Вторая судьба — Коли Давиденкова. Сын крупнейшего нейрохирурга, друга И. П. Павлова, студентом он был арестован по обвинению в попытке… взорвать Исаакиевский собор. Среди его однодельцев был Лев Гумилев, нынешний крупнейший археолог и историк. Это, видимо, была группа талантливейших студентов, которым позавидовали и оговорили. Гумилева уже отправили в лагерь, Коля еще был в тюрьме, когда вместо Ежова воцарился Берия и очистил тюрьмы от «ежовского набора» для того, чтобы наполнять их своим. Так, объяснил Николай, он избежал лагерей. Затем плен или прямой переход линии фронта. Ненависть к советской системе привела его сперва в РОА, а после взятия Парижа (где, по рассказу Лидии Чуковской[7], он участвовал в сопротивлении), осудив власовскую армию, как просоветскую, примкнул к красновским казакам (предки — казаки, как и у меня). Должна сказать, что столь талантливых людей видела немного. Поэт и беллетрист, неплохой публицист, безусловно одареннейший актер, он был очень образован, знал европейские языки, как русский (даже с диалектами). Подобных ему Россия могла бы использовать разумнее. В Лиенце он ушел в горы (видимо, с опозданием: его очень связывала жена[8] «на сносях»), но все-таки попал в руки англичан, оказался однодельцем моего мужа (судили сразу группу работников пропаганды, в ней был и Земцов), получил 10 лет. В то время это была «полная катушка». И мог бы сейчас чаевничать с Гумилевым, но в советском лагере он трагически продолжал антисоветскую работу, слушал международное радио, писал листовки (это в лагере-то!) и после вторичного суда был расстрелян вместе с Земцовым, у которого в деле нашли «отягчающие вину» обстоятельства.
Так губила Советская Россия своих талантливых детей, фабрикуя из них собственных врагов.
Но вернусь к дням нашей репатриации.
Накануне моего переезда из города в «станицы», когда за мной должен был прибыть джип майора Девиса, в дверь моей комнаты в сумерки постучали. Думала: за мной, на джипе, но в комнату шагнул, зажав ладонью мой вскрик, Юра Гаркуша с Катюшей. Юра был в лыжном костюме. Оказалось он бежал из Шпиталя и, когда я заходила к Катюше, смельчак под самым носом Девиса провел уже несколько часов в гостинице, прячась в шкафу, если кто-нибудь входил.
— Мы уходим сейчас в горы. Хотите с нами? Проживем! Наймемся косцами к немцам…

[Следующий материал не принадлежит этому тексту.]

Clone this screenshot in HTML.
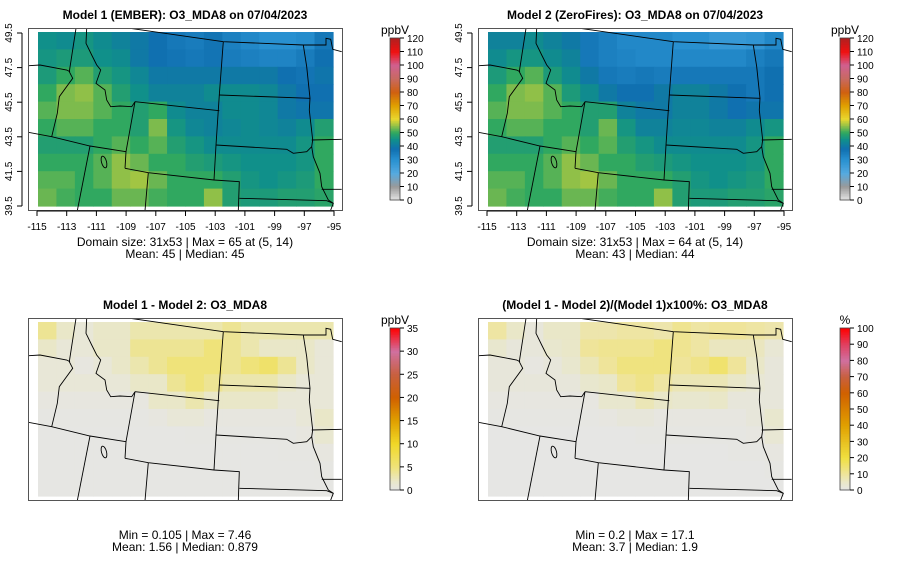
<!DOCTYPE html>
<html><head><meta charset="utf-8"><style>
body{margin:0;background:#fff;}
svg{display:block;font-family:"Liberation Sans",sans-serif;}
</style></head><body>
<svg id="c" width="900" height="579" xmlns="http://www.w3.org/2000/svg" data-name="chart-figure" data-interactable="false"></svg>
<script>
const m1 = [
[45,44,46,44,42,40,38,36,35,37,34,32,30,30,31,36],
[46,47,47,45,44,40,38,37,36,37,35,34,33,33,35,38],
[47,50,52,48,46,43,40,40,40,40,40,40,40,38,37,39],
[50,54,55,52,48,45,42,42,42,44,44,44,43,40,38,38],
[52,54,54,52,50,48,50,44,42,42,44,44,43,40,39,39],
[50,52,52,50,50,48,54,46,43,42,43,44,43,42,44,48],
[48,48,48,50,52,50,52,48,46,44,44,44,44,44,46,50],
[50,50,50,52,55,53,50,50,48,47,46,45,45,45,46,50],
[52,52,50,52,55,56,53,50,50,50,48,46,45,46,47,50],
[53,51,50,50,53,53,51,50,50,55,48,47,47,48,48,49]];
const m2 = [
[42,42,44,42,40,36,34,32,32,32,30,30,27,27,28,32],
[44,46,46,44,42,36,34,33,32,32,32,32,32,32,34,36],
[47,50,52,47,44,40,36,35,36,35,36,36,36,36,36,38],
[50,54,55,52,47,44,40,38,38,40,42,42,40,38,36,38],
[52,54,54,52,50,48,48,42,40,40,42,42,40,38,39,39],
[50,52,52,50,50,48,53,46,42,42,43,43,42,42,44,46],
[48,48,48,50,52,50,52,48,46,44,44,44,44,44,46,50],
[50,50,50,52,55,53,50,50,48,47,46,45,45,45,46,50],
[52,52,50,52,55,56,53,50,50,50,48,46,45,46,47,50],
[53,51,50,50,53,53,51,50,50,55,48,47,47,48,48,49]];
const diff = [
[4,2,1,2,2,3,3,3,3,3,4,3,3,3,3,3],
[2,1,1,2,2,4,4,4,4,5,4,3,2,2,2,1],
[1,1,0.5,1,2,3,4,5,5,5,4,5,6,4,2,1],
[1,1,1,1,1,2,2,4,5,4,3,3,3,2,1,1],
[0.5,0.5,0.5,0.5,0.5,0.5,2,2,3,2,2,2,2,1,1,1],
[0.3,0.3,0.3,0.3,0.3,0.3,0.5,1,1,0.5,0.5,0.5,0.5,0.5,1,2],
[0.2,0.2,0.2,0.2,0.2,0.2,0.2,0.2,0.3,0.3,0.3,0.3,0.3,0.3,0.5,1.5],
[0.2,0.2,0.2,0.2,0.2,0.2,0.2,0.2,0.2,0.2,0.2,0.2,0.2,0.3,0.3,0.5],
[0.2,0.2,0.2,0.2,0.2,0.2,0.2,0.2,0.2,0.2,0.2,0.2,0.2,0.2,0.2,0.3],
[0.2,0.2,0.2,0.2,0.2,0.2,0.2,0.2,0.2,0.2,0.2,0.2,0.2,0.2,0.2,0.2]];
const pct = [
[9,5,2,5,5,8,8,9,9,8,11,9,10,10,9,8],
[4,2,2,4,5,10,11,11,11,13,11,9,6,6,6,3],
[2,2,1,2,4,7,10,13,13,13,10,12,15,10,5,2],
[2,2,2,2,2,4,5,10,12,9,7,7,7,5,3,2],
[1,1,1,1,1,1,4,4,7,5,4,4,5,2,2,2],
[0.6,0.6,0.6,0.6,0.6,0.6,1,2,2,1,1,1,1,1,2,4],
[0.4,0.4,0.4,0.4,0.4,0.4,0.4,0.4,0.6,0.6,0.6,0.6,0.6,0.6,1,3],
[0.4,0.4,0.4,0.4,0.4,0.4,0.4,0.4,0.4,0.4,0.4,0.4,0.4,0.6,0.6,1],
[0.4,0.4,0.4,0.4,0.4,0.4,0.4,0.4,0.4,0.4,0.4,0.4,0.4,0.4,0.4,0.6],
[0.4,0.4,0.4,0.4,0.4,0.4,0.4,0.4,0.4,0.4,0.4,0.4,0.4,0.4,0.4,0.4]];
const xTicks = ["-115","-113","-111","-109","-107","-105","-103","-101","-99","-97","-95"];
const yTicks = ["49.5","47.5","45.5","43.5","41.5","39.5"];
const cb1Ticks = [0,10,20,30,40,50,60,70,80,90,100,110,120];
const cbDiffTicks = [0,5,10,15,20,25,30,35];
const cbPctTicks = [0,10,20,30,40,50,60,70,80,90,100];

const S1=[[0,"#e6e6e6"],[10,"#9a9a9a"],[20,"#55aae0"],[30,"#2890d0"],[38,"#1070b0"],[45,"#10908a"],[50,"#30a860"],[55,"#90c048"],[60,"#e8d830"],[70,"#e0a000"],[80,"#d06010"],[90,"#c86a60"],[100,"#d06090"],[110,"#f01010"],[120,"#b02020"]];
const S2=[[0,"#e6e6e6"],[2,"#e9e7c8"],[5,"#efe37a"],[10,"#f0d828"],[15,"#e0a000"],[20,"#d06000"],[25,"#c86040"],[30,"#d070a0"],[35,"#ff0000"]];
const S3=[[0,"#e6e6e6"],[5,"#e9e7c8"],[10,"#efe49a"],[20,"#f0e040"],[30,"#e8c020"],[40,"#e0a000"],[50,"#d88000"],[60,"#d06000"],[70,"#c86040"],[80,"#d070a0"],[90,"#e04060"],[100,"#ff0000"]];
function hx(c){return [1,3,5].map(i=>parseInt(c.substr(i,2),16));}
function col(v,S){if(v<=S[0][0])return S[0][1];for(let i=1;i<S.length;i++){if(v<=S[i][0]){const t=(v-S[i-1][0])/(S[i][0]-S[i-1][0]);const a=hx(S[i-1][1]),b=hx(S[i][1]);return "rgb("+a.map((x,k)=>Math.round(x+(b[k]-x)*t)).join(",")+")";}}return S[S.length-1][1];}
const svg=document.getElementById('c');const NS="http://www.w3.org/2000/svg";
function el(t,a,p){const e=document.createElementNS(NS,t);for(const k in a)e.setAttribute(k,a[k]);(p||svg).appendChild(e);return e;}
function txt(s,a,p){const e=el('text',a,p);e.textContent=s;return e;}
const borders=[
[[330,85],[610,125],[850,135],[918,135],[918,115],[932,118],[938,148],[965,155]],
[[168,85],[148,215],[158,235],[118,290],[112,340],[95,410]],
[[25,197],[60,195],[140,210],[150,215]],
[[200,85],[198,130],[215,165],[230,195],[242,210],[228,250],[255,270],[260,300],[272,320],[300,318],[335,320],[345,305]],
[[345,305],[598,332]],
[[610,125],[598,285],[588,435],[582,540]],
[[315,505],[385,518],[582,540],[658,545],[655,632]],
[[658,595],[920,602],[940,610]],
[[598,285],[870,295]],
[[588,435],[800,448],[820,460],[860,455],[875,440]],
[[850,135],[860,200],[870,295],[868,330],[878,420],[875,440]],
[[875,420],[965,418]],
[[875,440],[880,470],[900,520],[905,560],[925,600],[940,610],[932,630]],
[[905,568],[965,568]],
[[25,397],[95,410],[210,438],[318,455]],
[[345,305],[318,455],[315,505]],
[[385,518],[375,632]],
[[210,438],[172,632]]];
function panel(ox,oy,grid,S,name,title,l1,l2,axes,cbTicks,cbMax,unit){
  const g=el('g',{'data-name':name,'data-interactable':'false'});
  txt(title,{x:ox+185,y:oy+19,'text-anchor':'middle','font-size':12,'font-weight':'bold'},g).setAttribute('data-name','panel-title');
  const cid='cl'+ox+'_'+oy;
  const cp=el('clipPath',{id:cid},g);el('rect',{x:ox+29,y:oy+29,width:313,height:181},cp);
  const hm=el('g',{'data-name':'heatmap','data-interactable':'false'},g);
  const R=grid.length,C=grid[0].length,cw=295/C,ch=174/R;
  grid.forEach((row,r)=>row.forEach((v,c)=>{
    const rc=el('rect',{x:(ox+38+c*cw).toFixed(2),y:(oy+32+r*ch).toFixed(2),width:(cw+0.6).toFixed(2),height:(ch+0.6).toFixed(2),fill:col(v,S)},hm);
    rc.setAttribute('data-name','heatmap-cell');
    rc.setAttribute('data-interactable','false');
  }));
  const bg=el('g',{'clip-path':'url(#'+cid+')','data-name':'state-borders','data-interactable':'false'},g);
  borders.forEach(b=>{el('polyline',{points:b.map(p=>(p[0]/3+20+ox).toFixed(1)+','+(p[1]/3+oy).toFixed(1)).join(' '),fill:'none',stroke:'#000','stroke-width':0.9},bg);});
  el('ellipse',{cx:ox+104,cy:oy+162,rx:2.5,ry:6,fill:'none',stroke:'#000','stroke-width':0.9,transform:'rotate(-15 '+(ox+104)+' '+(oy+162)+')'},bg);
  el('rect',{x:ox+28.5,y:oy+28.5,width:314,height:182,fill:'none',stroke:'#555','stroke-width':1},g).setAttribute('data-name','map-frame');
  if(axes){
    const xs=xTicks.map((t,i)=>ox+37+i*29.7);
    el('line',{x1:xs[0],x2:xs[xs.length-1],y1:oy+211,y2:oy+211,stroke:'#000'},g);
    xTicks.forEach((t,i)=>{el('line',{x1:xs[i],x2:xs[i],y1:oy+211,y2:oy+216,stroke:'#000'},g);
      txt(t,{x:xs[i],y:oy+230,'text-anchor':'middle','font-size':10},g).setAttribute('data-name','x-tick-label');});
    el('line',{x1:ox+22,x2:ox+22,y1:oy+33,y2:oy+206,stroke:'#000'},g);
    yTicks.forEach((t,i)=>{const y=oy+33+i*34.6;el('line',{x1:ox+17,x2:ox+22,y1:y,y2:y,stroke:'#000'},g);
      txt(t,{x:ox+12,y:y,'text-anchor':'middle','font-size':10,transform:'rotate(-90 '+(ox+12)+' '+y+')'},g).setAttribute('data-name','y-tick-label');});
  }
  const sy=axes?oy+246:oy+249;
  txt(l1,{x:ox+185,y:sy,'text-anchor':'middle','font-size':12},g).setAttribute('data-name','stats-line-1');
  txt(l2,{x:ox+185,y:sy+12,'text-anchor':'middle','font-size':12},g).setAttribute('data-name','stats-line-2');
  const cx=ox+390,top=oy+38,bot=oy+200;const cb=el('g',{'data-name':'colorbar','data-interactable':'false'},g);
  for(let i=0;i<100;i++){const v0=cbMax*i/100;el('rect',{x:cx,y:(bot-(i+1)*(bot-top)/100).toFixed(2),width:10,height:((bot-top)/100+0.5).toFixed(2),fill:col(v0+cbMax/200,S)},cb);}
  el('rect',{x:cx,y:top,width:10,height:bot-top,fill:'none',stroke:'#444','stroke-width':0.8},cb);
  cbTicks.forEach(t=>{const y=bot-(bot-top)*t/cbMax;el('line',{x1:cx+10,x2:cx+14,y1:y,y2:y,stroke:'#000'},cb);
    txt(String(t),{x:cx+17,y:y+4,'font-size':10},cb).setAttribute('data-name','colorbar-tick-label');});
  txt(unit,{x:cx+5,y:top-4,'text-anchor':'middle','font-size':12},cb).setAttribute('data-name','colorbar-unit');
}
panel(0,0,m1,S1,'panel-model1','Model 1 (EMBER): O3_MDA8 on 07/04/2023','Domain size: 31x53 | Max = 65 at (5, 14)','Mean: 45 |  Median: 45',true,cb1Ticks,120,'ppbV');
panel(450,0,m2,S1,'panel-model2','Model 2 (ZeroFires): O3_MDA8 on 07/04/2023','Domain size: 31x53 | Max = 64 at (5, 14)','Mean: 43 |  Median: 44',true,cb1Ticks,120,'ppbV');
panel(0,290,diff,S2,'panel-difference','Model 1 - Model 2: O3_MDA8','Min = 0.105 | Max = 7.46','Mean: 1.56 |  Median: 0.879',false,cbDiffTicks,35,'ppbV');
panel(450,290,pct,S3,'panel-percent-difference','(Model 1 - Model 2)/(Model 1)x100%: O3_MDA8','Min = 0.2 | Max = 17.1','Mean: 3.7 |  Median: 1.9',false,cbPctTicks,100,'%');
</script>
</body></html>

Но я уже дала себе слово разделить судьбу казачества. В Шпитале теперь никого нет, сказал Юра. Он бежал в день репатриации, коли моему мужу удалось такое же, он бы уже дал мне знать. Техника Юриного побега была такая: в лагере Шпиталя, как во всех немецких, «остовских» и военнопленных лагерях между рядами двухэтажных коек, стояли узкие деревянные шкафы. Когда офицерам, вместо конференции, объявили о передаче в СССР, начались самоубийства, физическое сопротивление. Мебель падала с грохотом. Собак англичане не имели. Юрий забрался в шкаф и повалил его с собою вниз дверцами. Шкаф валялся на полу до тех пор, пока не опустели бараки. Ночью, сбросив мундир, под которым был лыжный костюм, он выполз из шкафа, по-пластунски пересек опустевший плац. К счастью, ток из колючей проволоки уже выключили, подкапываться не пришлось. Минута — и по дороге зашагал парень в лыжном костюме, просто усталый австрийский арбайтер или крестьянин. Ночью он проскользнул в свою комнату в гостинице, чтобы забрать с собою Катюшу.